Here are some ideas for you in choosing your own order. You may wish to go in increasing or decreasing order by:
You may wish to separate some of these groups by spaces or a minus sign or some other character(s). If you intend to make and use flashcards, the best separators to use are spaces, since a canonically-ordered word is generally interpreted as a WHAT command when working with a flashcard.
Canonical orderings show up in two places in WHAT:
The special case of having no order is applicable only for the second situation, and in that case random order is used for the letters and blanks. The user-controlled orderings WHAT uses for these two situations can be set independently.
TBD: A while back, we realized there are two aspects of canonical ordering relating to what is on the slate and how the slate is presented. So slate output can have words or words canonically ordered. It is a separate matter how the slate is then presented. Canonical ordering can be used even if the slate has words on it. It would be redundant and of no meaning to have a slate with canonically ordered words and then ask to see the slate canonically ordered. At this point WHAT does not have commands to control each of these concepts.
The concept of a slate is specific to WHAT. It is virtual place within the program where query results are placed. You mainly interact with WHAT by issuing commands to it. A query is a specific kind of command that causes the program to output to the slate, typically replacing the slate contents by a new list of words. But some commands leave the slate alone and are either asking for some info about the slate or asking WHAT to do something else. WHAT includes the facility to save the slate to a wordlist for future use, but most often the slate keeps getting rewritten, as you continue to make query after query.

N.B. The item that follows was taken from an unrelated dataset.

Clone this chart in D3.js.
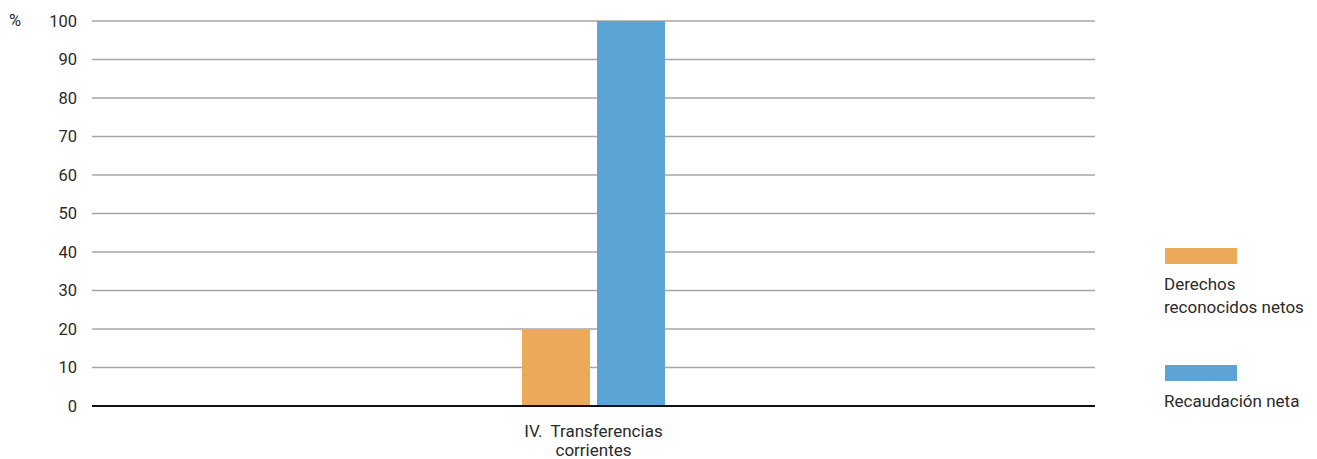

As a result of a making a query, the strings placed onto the slate are typically words in their correct (spelling) order. You can alter this so the words are placed onto the slate in the canonical order (of your choosing). These commands affect this:
| /QW | - | do not create "semi-words" but real words (the default) |
| /QS | - | allow for the creation of strings (without the requirement they be words) |
| /Q;W | - | create "semi-words" rather than words, namely output words to the slate in canonical order |
| /Q;S | - | create "semi-strings", namely output strings to the slate in canonical order |
When a semicolon (;) is included in a query the presentation of the slate contents is forced to be in canonical order, independently of what is on the slate at that time. That is, the slate may have words, canonically-ordered words, strings, or a mixture of these. The use of the semicolon to request the presentation be in canonical order affects each string on the slate, and so it is possible there will be duplicates within the presentation.
There are queries that can produce non-words when the [...] construct is involved, and then the /QS command may have to be used in order to retain all answers. Two-word anagram queries and two-word pattern queries necessarily result in strings.

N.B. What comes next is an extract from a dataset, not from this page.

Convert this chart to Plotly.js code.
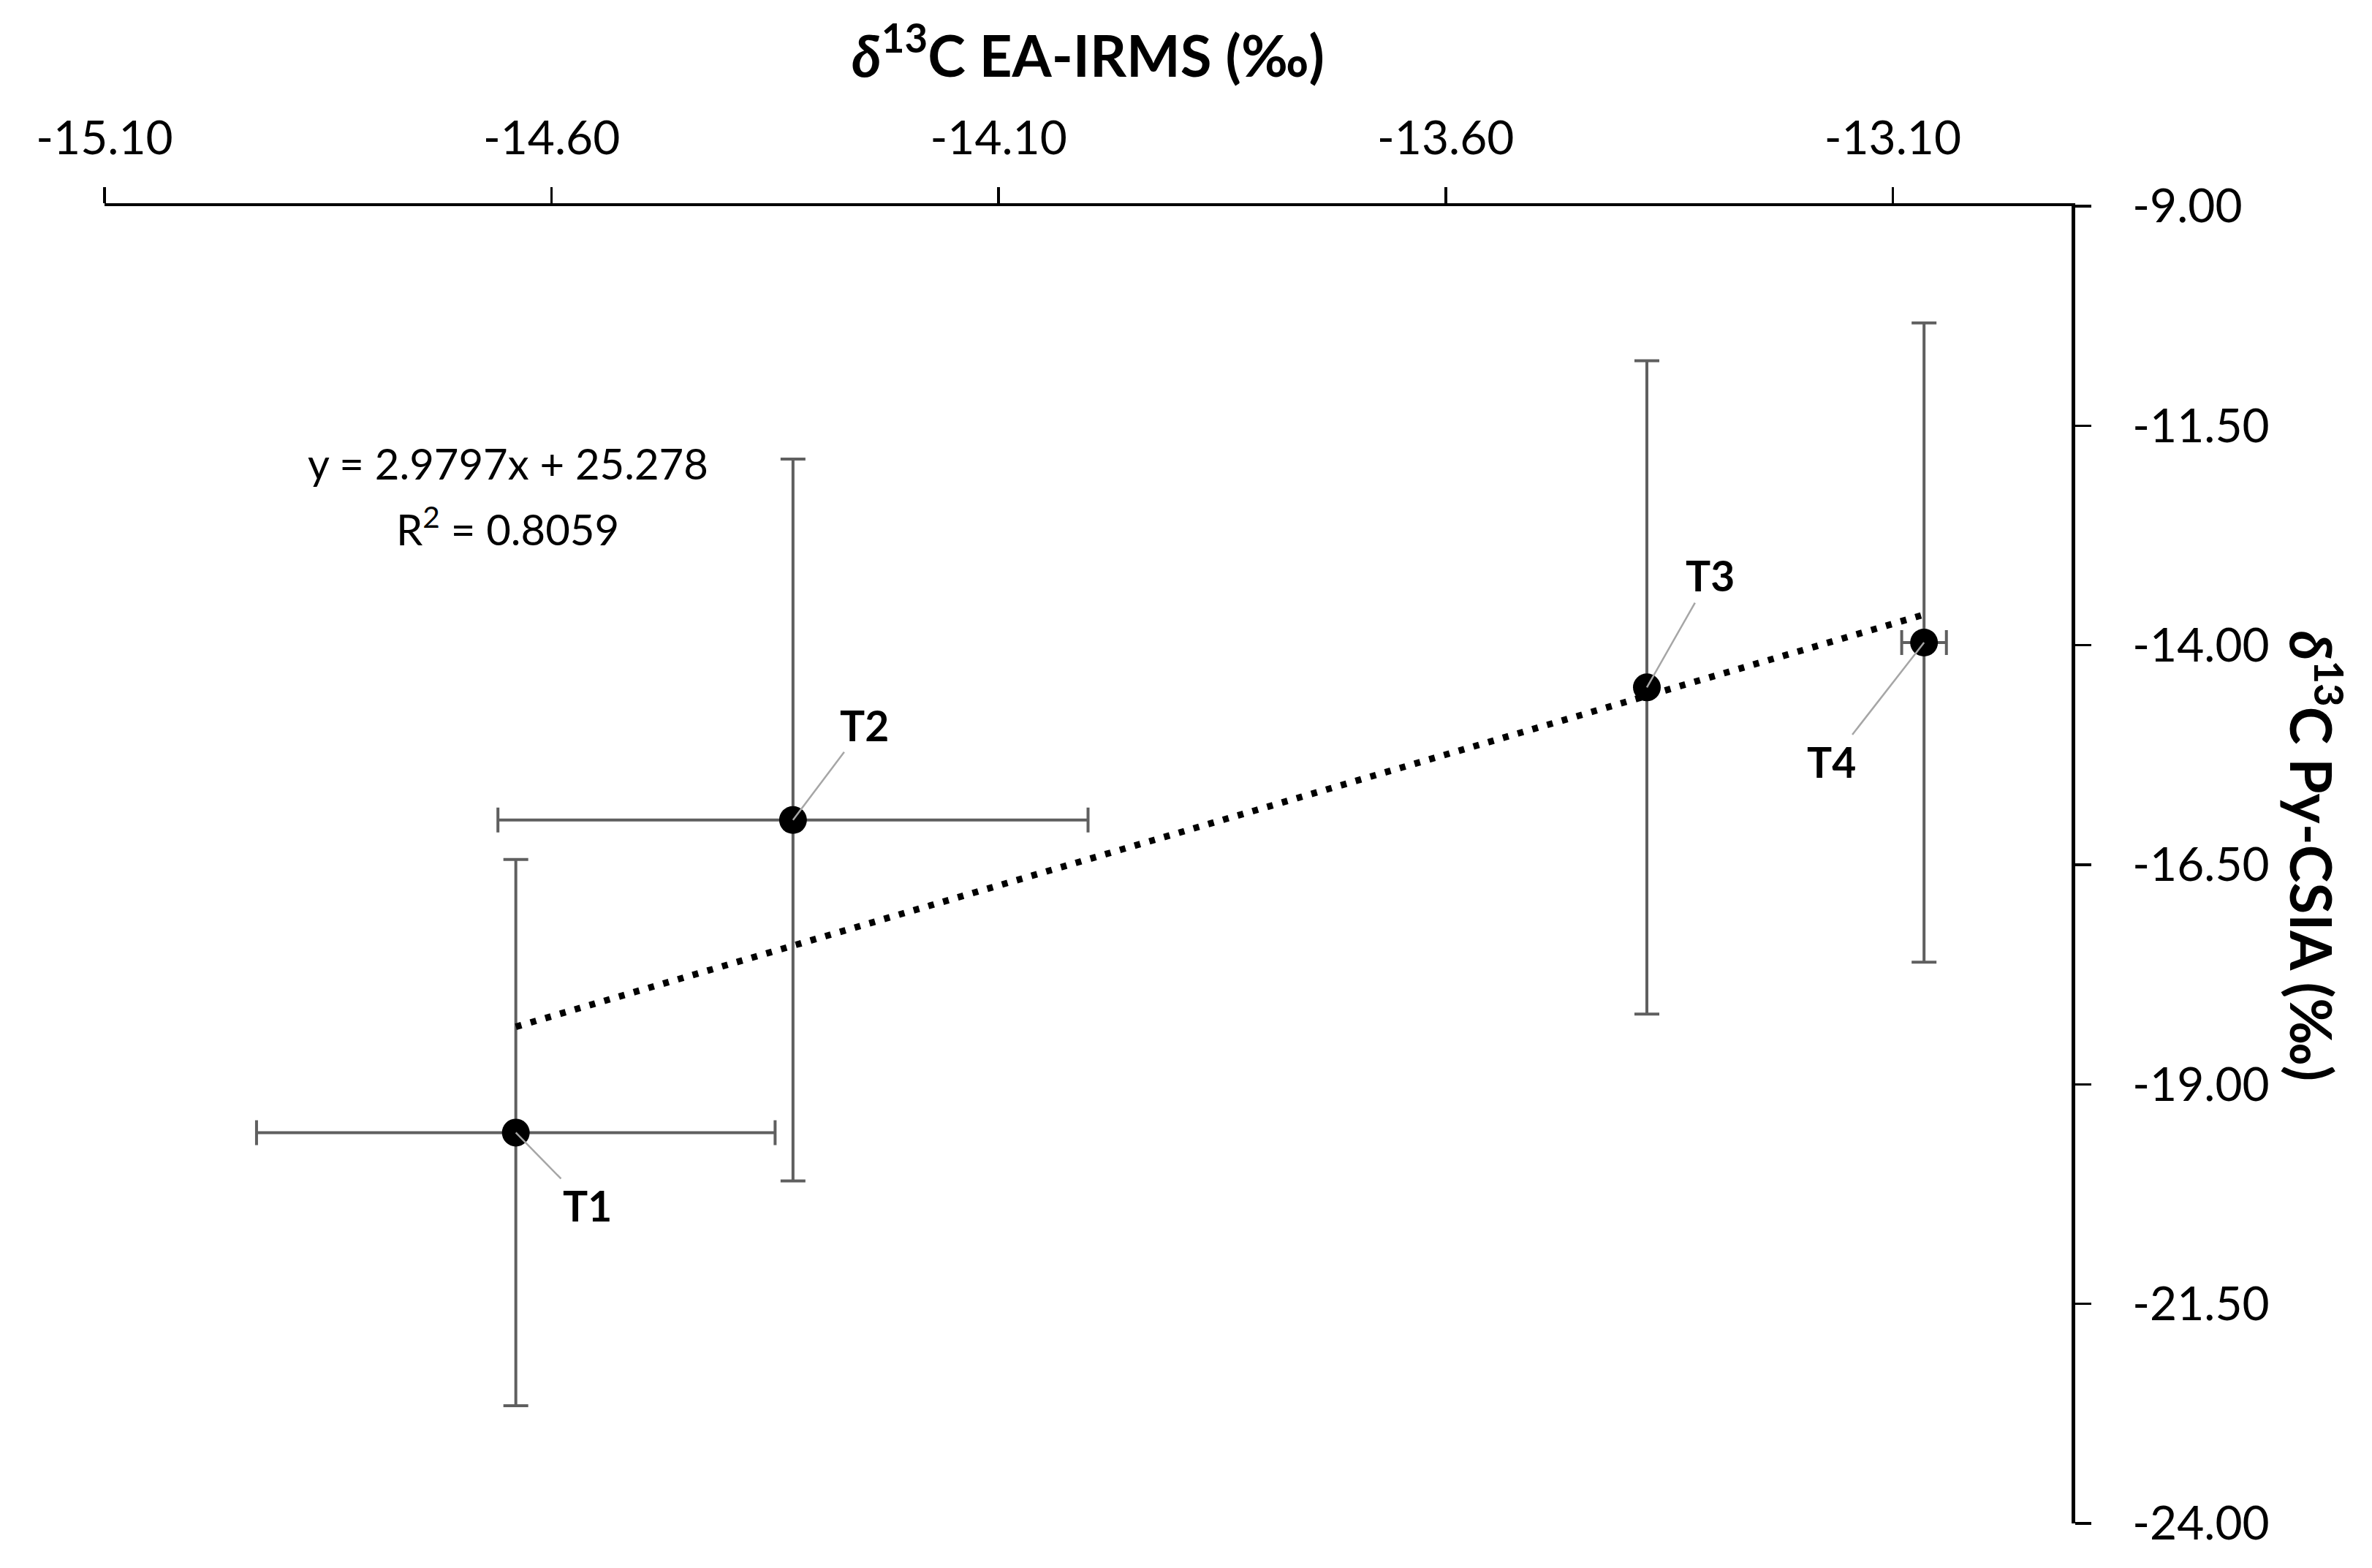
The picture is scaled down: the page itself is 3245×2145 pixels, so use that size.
<!DOCTYPE html>
<html><head><meta charset="utf-8">
<script src="https://cdn.plot.ly/plotly-3.0.1.min.js"></script>
<style>html,body{margin:0;padding:0;background:#fff}#chart{width:3245px;height:2145px}</style>
</head><body><div id="chart"></div>
<script>
// ---- data ----
const samples   = ["T1", "T2", "T3", "T4"];
const eaIrms    = [-14.64, -14.33, -13.375, -13.065];   // δ13C EA-IRMS (‰)
const pyCsia    = [-19.55, -15.99, -14.48, -13.97];     // δ13C Py-CSIA (‰)
const eaIrmsErr = [0.29, 0.33, NaN, 0.025];
const pyCsiaErr = [3.11, 4.11, 3.72, 3.64];
const trendSlope = 2.9797;
const trendIntercept = 25.278;
const trendR2 = 0.8059;
const xTickVals = [-15.10, -14.60, -14.10, -13.60, -13.10];
const xTickText = ["-15.10", "-14.60", "-14.10", "-13.60", "-13.10"];
const yTickVals = [-9, -11.5, -14, -16.5, -19, -21.5, -24];
const yTickText = ["-9.00", "-11.50", "-14.00", "-16.50", "-19.00", "-21.50", "-24.00"];

// ---- chart ----
const FONT = "Lato, 'Open Sans', sans-serif";
const trendX = [Math.min(...eaIrms), Math.max(...eaIrms)];
const trendY = trendX.map(v => trendSlope * v + trendIntercept);

const points = {
  type: "scatter", mode: "markers", x: eaIrms, y: pyCsia, text: samples,
  marker: {color: "#000", size: 38},
  error_x: {type: "data", array: eaIrmsErr, visible: true, color: "#5f5f5f", thickness: 4, width: 17},
  error_y: {type: "data", array: pyCsiaErr, visible: true, color: "#5f5f5f", thickness: 4, width: 17},
  showlegend: false, hoverinfo: "skip"
};
const trend = {
  type: "scatter", mode: "lines", x: trendX, y: trendY,
  line: {color: "#000", width: 9, dash: "8px,13px"},
  showlegend: false, hoverinfo: "skip"
};

const labelOffsets = [[98, 100], [98, -130], [87, -153], [-127, 163]];
const annotations = samples.map((s, i) => ({
  x: eaIrms[i], y: pyCsia[i], xref: "x", yref: "y",
  text: "<b>" + s + "</b>", showarrow: true, arrowhead: 0, arrowwidth: 2.5,
  arrowcolor: "#a6a6a6", ax: labelOffsets[i][0], ay: labelOffsets[i][1],
  standoff: 0, startstandoff: 2,
  font: {family: FONT, size: 57, color: "#000"}
}));
annotations.push({
  xref: "paper", yref: "paper", x: 0.205, y: 0.805, xanchor: "center", yanchor: "middle",
  showarrow: false,
  text: "y = " + trendSlope + "x + " + trendIntercept,
  font: {family: FONT, size: 58, color: "#000"}
});
annotations.push({
  xref: "paper", yref: "paper", x: 0.205, y: 0.757, xanchor: "center", yanchor: "middle",
  showarrow: false,
  text: "R<sup>2</sup> = " + trendR2,
  font: {family: FONT, size: 58, color: "#000"}
});
annotations.push({
  xref: "paper", yref: "paper", x: 1.124, y: 0.507, xanchor: "center", yanchor: "middle",
  showarrow: false, textangle: 90,
  text: "<b><i>δ</i><sup>13</sup>C Py-CSIA (‰)</b>",
  font: {family: FONT, size: 78, color: "#000"}
});

const layout = {
  width: 3245, height: 2145,
  paper_bgcolor: "#fff", plot_bgcolor: "#fff",
  margin: {l: 143, r: 411, t: 282, b: 61, pad: 0},
  font: {family: FONT, color: "#000"},
  xaxis: {
    range: [-15.10, -12.90], side: "top",
    tickmode: "array", tickvals: xTickVals, ticktext: xTickText,
    ticks: "outside", ticklen: 22, tickwidth: 3.5, tickcolor: "#000",
    showline: true, linewidth: 4.5, linecolor: "#000",
    showgrid: false, zeroline: false, ticklabelstandoff: 19,
    tickfont: {family: FONT, size: 64, color: "#000"},
    title: {text: "<b><i>δ</i><sup>13</sup>C EA-IRMS (‰)</b>", standoff: 18,
            font: {family: FONT, size: 78, color: "#000"}}
  },
  yaxis: {
    range: [-24, -9], side: "right",
    tickmode: "array", tickvals: yTickVals, ticktext: yTickText,
    ticks: "outside", ticklen: 22, tickwidth: 3.5, tickcolor: "#000",
    showline: true, linewidth: 4.5, linecolor: "#000",
    showgrid: false, zeroline: false, ticklabelstandoff: 44,
    tickfont: {family: FONT, size: 64, color: "#000"}
  },
  annotations: annotations
};

Plotly.newPlot("chart", [points, trend], layout, {displayModeBar: false, staticPlot: true});
</script>
</body></html>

Usually, the slate has words on it, but there is a way to get WHAT to have just letter strings on the slate. When the slate has words, it has zero or more words that are in alphabetical order. However, the presentation of the slate may reorder it for presentation purposes. This means that when you ask for the nth word of the slate, the answer is not dependent upon how you last saw the slate. Furthermore, a slate has at most one copy of any particular word.
Likewise, when the slate has strings on it, these are in alphabetical order, and there is at most one copy of any particular string on the slate at one time. These strings can include spaces, as is done for the output for two-word anagramming, two word patterns, and perhaps in canonical orderings.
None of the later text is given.